Abstract:
Milk powder,
Polygonatum kingianum paste and sucrose were used as the main ingredients and a
P. kingianum yogurt was fermented and developed. The optimal formula of
P. kingianum yogurt was optimized by sensory evaluation, single-factor combined with response surface test. In addition, yoghurt was prepared with the optimised formula to compare the physicochemical and microbiological indices and antioxidant capacity of
P. kingianum yoghurt with that of plain yoghurt (without
P. kingianum). The results showed that the optimal formula for
P. kingianum yoghurt was 1.5% addition of
P. kingianum paste, 10% addition of sucrose and 0.02% addition of starter culture.

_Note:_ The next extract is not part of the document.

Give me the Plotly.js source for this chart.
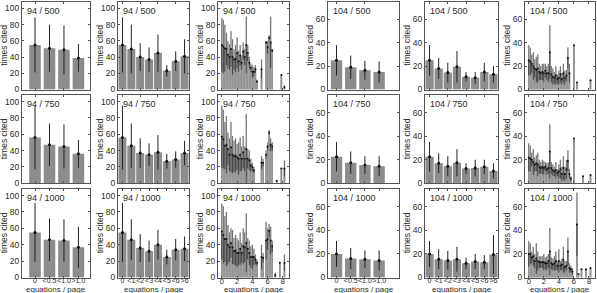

P. kingianum yogurt had a delicate taste, with a moderate ratio of sweet and sour, with a light flavor of
P.
kingianum and sensory score of 87.62
. All physicochemical and microbiological indexes met the national standards. The antioxidant capacity and texture analysis showed that compared with plain yoghurt, the addition of
P. kingianum paste significantly improved the antioxidant capacity and stability of the yoghurt. Microstructural analysis showed that
P. kingianum paste was tightly bound to milk protein, forming a densely structured milk gel and improving the viscosity value of yogurt. Therefore, a functional yogurt was developed by compounding
P. kingianum, which had a certain market value.